While trying to show Zé the side of himself that was hidden away from him, Max will have to continue to dodge murderous family, her mother’s sudden return from prison (and no it wasn’t an early pardon), and her sudden interest in the cat shifter. All while making sure her basketball team makes it to the playoffs.

Badger to the Bone is the third (and final?) book in Shelly Laurenston’s Honey Badger series with middle sister Max as the lead. Max has been my favorite MacKilligan because I feel like she’s such a loose cannon. But really that’s not even true because every action she takes is super calculated. She just calculates at a speed quicker than normal people can blink.

I’ll never tire of these sisters. I’ll always get a little giddy feeling whenever they’re put into a situation where they are clearly not taken as a threat, and then they quickly turn it around on those misbegotten people.

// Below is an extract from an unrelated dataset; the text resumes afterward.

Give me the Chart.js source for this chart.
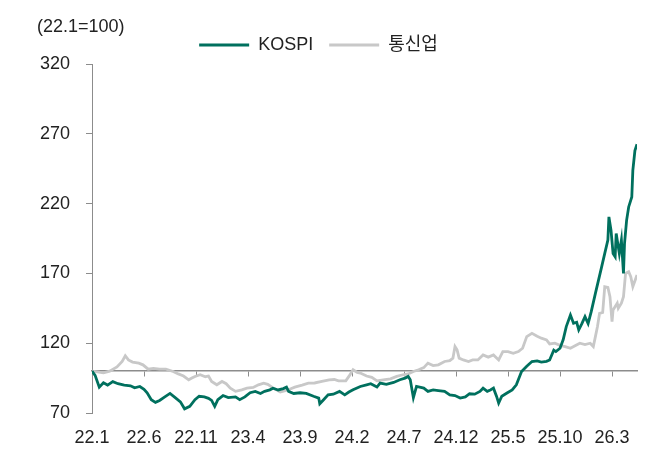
<!DOCTYPE html>
<html>
<head>
<meta charset="utf-8">
<script src="https://cdn.jsdelivr.net/npm/chart.js@4.4.1/dist/chart.umd.min.js"></script>
<style>
html,body{margin:0;padding:0;background:#fff;}
#wrap{width:657px;height:450px;position:relative;}
</style>
</head>
<body>
<div id="wrap"><canvas id="c" width="657" height="450"></canvas></div>
<script>
// ---- data ----
const unitLabel = '(22.1=100)';
const seriesNames = ['KOSPI', '통신업'];
const baseValue = 100;
const yTicks = [70, 120, 170, 220, 270, 320];
const tickMonths = [0, 5, 10, 15, 20, 25, 30, 35, 40, 45, 50];   // months since Jan 2022
const tickLabels = ['22.1', '22.6', '22.11', '23.4', '23.9', '24.2', '24.7', '24.12', '25.5', '25.10', '26.3'];

const kospiMonths = [
  0, 0.3, 0.7, 1.1, 1.5, 2.0, 2.5, 3.1, 3.7, 4.1,
  4.6, 5.0, 5.3, 5.7, 6.1, 6.5, 7.0, 7.5, 8.0, 8.5,
  8.9, 9.4, 9.9, 10.3, 10.8, 11.2, 11.5, 11.8, 12.1, 12.6,
  13.1, 13.8, 14.2, 14.7, 15.2, 15.7, 16.2, 16.6, 17.1, 17.4,
  17.9, 18.4, 18.7, 18.9, 19.4, 20.0, 20.6, 21.3, 21.8, 21.9,
  22.2, 22.7, 23.2, 23.8, 24.3, 24.7, 25.1, 25.8, 26.4, 26.8,
  27.4, 27.7, 28.3, 29.0, 29.6, 30.1, 30.4, 30.6, 30.9, 31.2,
  31.9, 32.3, 32.8, 33.3, 33.9, 34.4, 34.9, 35.4, 35.9, 36.3,
  36.8, 37.3, 37.6, 38.0, 38.3, 38.6, 38.9, 39.1, 39.4, 39.9,
  40.4, 40.8, 41.3, 41.8, 42.3, 42.8, 43.2, 43.7, 44.0, 44.4,
  44.6, 45.0, 45.3, 45.6, 46.0, 46.3, 46.6, 46.8, 47.1, 47.4,
  47.7, 48.0, 48.4, 48.7, 49.0, 49.3, 49.6, 49.7, 49.9, 50.1,
  50.3, 50.4, 50.7, 50.9, 51.1, 51.2, 51.4, 51.6, 51.9, 52.0,
  52.2, 52.4
];
const kospiValues = [
  100, 97, 88.5, 91.6, 90, 92.5, 91, 90, 89.5, 88,
  89, 87, 84.5, 79.5, 77.6, 79, 81.5, 84, 81, 78,
  73, 74.8, 79.5, 82, 81.5, 80.5, 79, 74.8, 79.5, 82.5,
  81, 81.5, 79.5, 81.5, 84.5, 85.5, 84, 85.5, 86.6, 87.8,
  86.5, 87.5, 88.6, 85.5, 84, 84.5, 84, 82, 80.7, 76.6,
  79, 83, 83.5, 85.5, 83, 85, 86.6, 89, 90.2, 91,
  88.6, 91.4, 90.5, 91.9, 93.8, 95, 96.2, 93.8, 81, 89,
  87.8, 85.5, 86.5, 86, 85.5, 83, 82.5, 80.7, 81.5, 83.8,
  83.5, 85.5, 87.8, 85.5, 86.5, 87.8, 81.9, 77.1, 82, 84.3,
  86.6, 90.2, 99.7, 103.5, 106.9, 107.3, 106.5, 107, 108, 115,
  114, 116.4, 122.4, 131.9, 140.2, 134.3, 135, 129.5, 134, 139,
  134, 142.6, 155.7, 165.2, 174.7, 184.3, 193.8, 210.5, 201, 184.3,
  181.9, 198.6, 184.3, 193.8, 170, 191.4, 208, 217.6, 224.7, 243.8,
  258, 262.5
];

const telecomMonths = [
  0, 0.5, 1.1, 1.7, 2.4, 2.9, 3.2, 3.5, 3.9, 4.5,
  4.9, 5.4, 5.9, 6.5, 7.1, 7.8, 8.3, 8.8, 9.3, 9.6,
  9.9, 10.4, 10.9, 11.2, 11.5, 12.0, 12.5, 12.9, 13.3, 13.8,
  14.4, 14.9, 15.5, 16.0, 16.5, 16.9, 17.4, 18.1, 18.6, 19.0,
  19.5, 20.2, 20.8, 21.4, 22.1, 22.8, 23.3, 23.7, 24.4, 24.7,
  25.1, 25.5, 25.8, 26.4, 26.9, 27.4, 28.0, 28.7, 29.3, 29.9,
  30.4, 30.9, 31.4, 31.9, 32.3, 32.8, 33.3, 33.9, 34.4, 34.7,
  34.9, 35.1, 35.3, 35.7, 36.2, 36.6, 37.1, 37.6, 38.1, 38.6,
  39.1, 39.5, 40.0, 40.5, 41.0, 41.4, 41.8, 42.3, 42.8, 43.2,
  43.7, 44.0, 44.5, 45.0, 45.5, 46.0, 46.4, 46.9, 47.4, 47.9,
  48.2, 48.4, 48.6, 48.8, 49.1, 49.3, 49.6, 49.8, 50.0, 50.1,
  50.5, 50.6, 50.9, 51.1, 51.3, 51.6, 51.8, 52.0, 52.4
];
const telecomValues = [
  100, 99.5, 98.8, 100, 103, 106.9, 111, 108, 106.5, 105.7,
  104.5, 101.4, 102, 101.4, 101.4, 99.7, 98, 96.5, 93.8, 95,
  96.2, 97.4, 96, 96.5, 92.6, 90.2, 92.6, 91, 87.8, 85.5,
  86.6, 87.8, 88.3, 90.2, 91.4, 90.5, 88, 85, 86, 87,
  88.5, 90, 91.4, 91.5, 92.6, 93.8, 94, 93, 93, 96.2,
  101, 99, 98.6, 96.5, 95.5, 93, 93.8, 94.5, 96.2, 97.4,
  98, 99.7, 101, 102.5, 105.7, 104, 104.5, 106.9, 107.5, 109.3,
  117.6, 115.2, 109.3, 108, 106.9, 108, 108, 111.6, 110, 111.6,
  108, 114, 114, 112.8, 114, 116.4, 124.7, 127.1, 125, 123.6,
  122.4, 119.5, 120, 118.5, 117.6, 116.4, 118, 120, 119, 120,
  117.6, 124.7, 131.9, 141.4, 142, 160.5, 160, 153.3, 135.4, 143.8,
  148.6, 145, 148.6, 153.3, 170, 171.2, 167.6, 160.5, 168.8
];

// ---- styling ----
const FONT = "'Liberation Sans', Arial, 'Noto Sans CJK KR', sans-serif";
const FS = 18;
const GREEN = '#00705E';
const GREY = '#C8C8C8';
const AXIS = '#8C8C8C';
const TEXT = '#222222';

Chart.defaults.font.family = FONT;
Chart.defaults.color = TEXT;

const xMax = kospiMonths[kospiMonths.length - 1];
const toPts = (xs, ys) => xs.map((x, i) => ({ x: x, y: ys[i] }));
const setTicks = (arr) => (scale) => { scale.ticks = arr.map(v => ({ value: v })); };

const unitLabelPlugin = {
  id: 'unitLabel',
  afterDraw(chart) {
    const ctx = chart.ctx;
    ctx.save();
    ctx.font = FS + 'px ' + FONT;
    ctx.fillStyle = TEXT;
    ctx.textAlign = 'left';
    ctx.textBaseline = 'middle';
    ctx.fillText(unitLabel, 37, 27);
    ctx.restore();
  }
};

new Chart(document.getElementById('c'), {
  type: 'line',
  data: {
    datasets: [
      {
        label: seriesNames[0],
        data: toPts(kospiMonths, kospiValues),
        borderColor: GREEN, backgroundColor: GREEN,
        borderWidth: 2.8, pointRadius: 0, tension: 0, order: 0
      },
      {
        label: seriesNames[1],
        data: toPts(telecomMonths, telecomValues),
        borderColor: GREY, backgroundColor: GREY,
        borderWidth: 2.8, pointRadius: 0, tension: 0, order: 1
      }
    ]
  },
  options: {
    responsive: false,
    animation: false,
    devicePixelRatio: 1,
    layout: { padding: { top: 20, right: 20, bottom: 0, left: 0 } },
    plugins: {
      tooltip: { enabled: false },
      legend: {
        display: true,
        position: 'top',
        align: 'center',
        labels: {
          boxWidth: 50, boxHeight: 3, padding: 16,
          font: { size: FS, family: FONT }, color: TEXT,
          generateLabels: (chart) => Chart.defaults.plugins.legend.labels.generateLabels(chart).map(l => Object.assign(l, { lineWidth: 0 }))
        }
      }
    },
    scales: {
      x: {
        type: 'linear', position: 'bottom', min: 0, max: xMax,
        afterBuildTicks: setTicks(tickMonths),
        afterFit: (s) => { s.height = 37; },
        grid: { display: false, drawTicks: false },
        border: { display: false },
        ticks: {
          autoSkip: false, maxRotation: 0, padding: 14,
          font: { size: FS }, color: TEXT,
          callback: (v) => { const i = tickMonths.indexOf(v); return i >= 0 ? tickLabels[i] : ''; }
        }
      },
      xBase: {
        type: 'linear', axis: 'x', position: { y: baseValue }, min: 0, max: xMax,
        afterBuildTicks: setTicks(tickMonths),
        grid: { drawOnChartArea: false, drawTicks: true, tickLength: 5, color: AXIS, lineWidth: 1 },
        border: { display: true, color: AXIS, width: 1.5 },
        ticks: { display: false }
      },
      y: {
        type: 'linear', position: 'left', min: 70, max: 320,
        afterBuildTicks: setTicks(yTicks),
        afterFit: (s) => { s.width = 92; },
        grid: { drawOnChartArea: false, drawTicks: true, tickLength: 6, color: AXIS, lineWidth: 1 },
        border: { display: true, color: AXIS, width: 1 },
        ticks: { padding: 16, font: { size: FS }, color: TEXT }
      }
    }
  },
  plugins: [unitLabelPlugin]
});
</script>
</body>
</html>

The problem is that I think Shelly Laurenston almost set Max up as too much of a sociopath to the point where it would be difficult for her to carry a story on her own. Because I felt like the Max we’ve gotten to know over the course of the first two books was dialed down a little bit. But honestly, I don’t know any other way to have her be front-and-center if she’s just manically laughing the entire time. So I understand it, but I kind of missed the more sinister aspects of Max’s character. And with everything that is piled on in this book, and in this series in general, getting a Max that’s a little more sociably approachable was nice.

Plus, we get the addition of Zé. Which I really loved for the fact that he’s a shifter that doesn’t know he’s a shifter. I thought that was a unique approach. His reactions to this new world are hilarious. Like seeing these characters we’ve known for two books now through new eyes. It’s great and I wish we could have played a bit more in Zé’s new perspective as well as why he wasn’t told early on that he is a cat shifter.

On the whole, Badger to the Bone is what I’ve come to expect from this series and from Shelly Laurenston. It was a fun—at times hilarious—wild ride. Sometimes you just need the expected. I would be fine with revisiting the MacKilligans again, but if not, there’s a whole cast of kooky characters just ready to step into the limelight.